Asexual Fungus Love Cleans The Water, Researchers Find
A fungus that makes its home in polluted water is actually helping to clean up the environment as it reproduces asexually, according to new research.
In a paper published Monday in the Proceedings of the National Academy of Sciences, a team led by Harvard University scientists describe how the fungus in question, Stilbella aciculosa, makes a chemical called superoxide when it produces spores. Superoxide can react with the element manganese, converting one form of it known as Mn (II) to a different form, Mn(III) or Mn(IV).
If you can get manganese to oxidize, then it forms these really active minerals, manganese oxides, which are environmental sponges that will clean up the water, Harvard researcher Colleen Hansel explained in a statement on Monday.
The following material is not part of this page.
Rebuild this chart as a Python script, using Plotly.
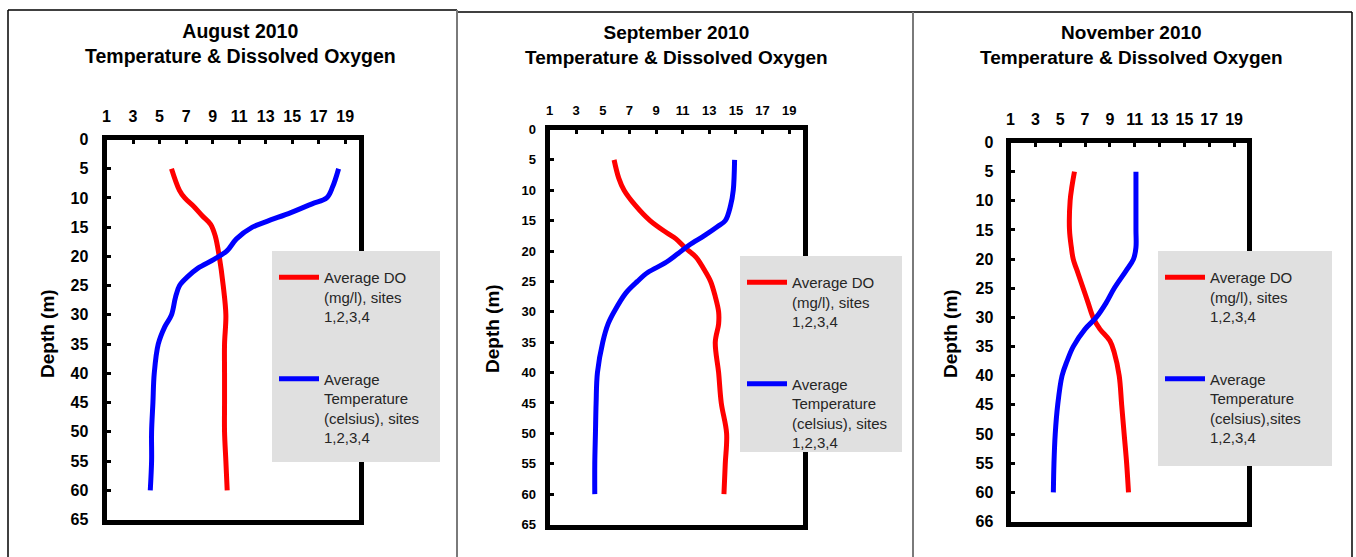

People already use bacteria and fungi as part of efforts to clean up coal mine drainage, but it frequently doesn't work. Existing approaches involve introducing lots of nutrients -- in this case, corn cobs and straw -- into the water for microbes to feed on, but that might not be necessary, according to the new research.
The researchers still aren't quite sure why the fungus makes the superoxide.
It looks like an accidental side reaction, but we don't really know, because manganese oxides are very reactive and could therefore provide some indirect benefits to the organism, Hansel says.
The manganese oxides created by superoxide could possibly be degrading carbon sources in a way that makes them easier for the fungus to feed upon, she speculated.
We're traveling down a whole new avenue in biogeochemistry, says Hansel. It's exciting right now to be one of the people sitting in the front seat.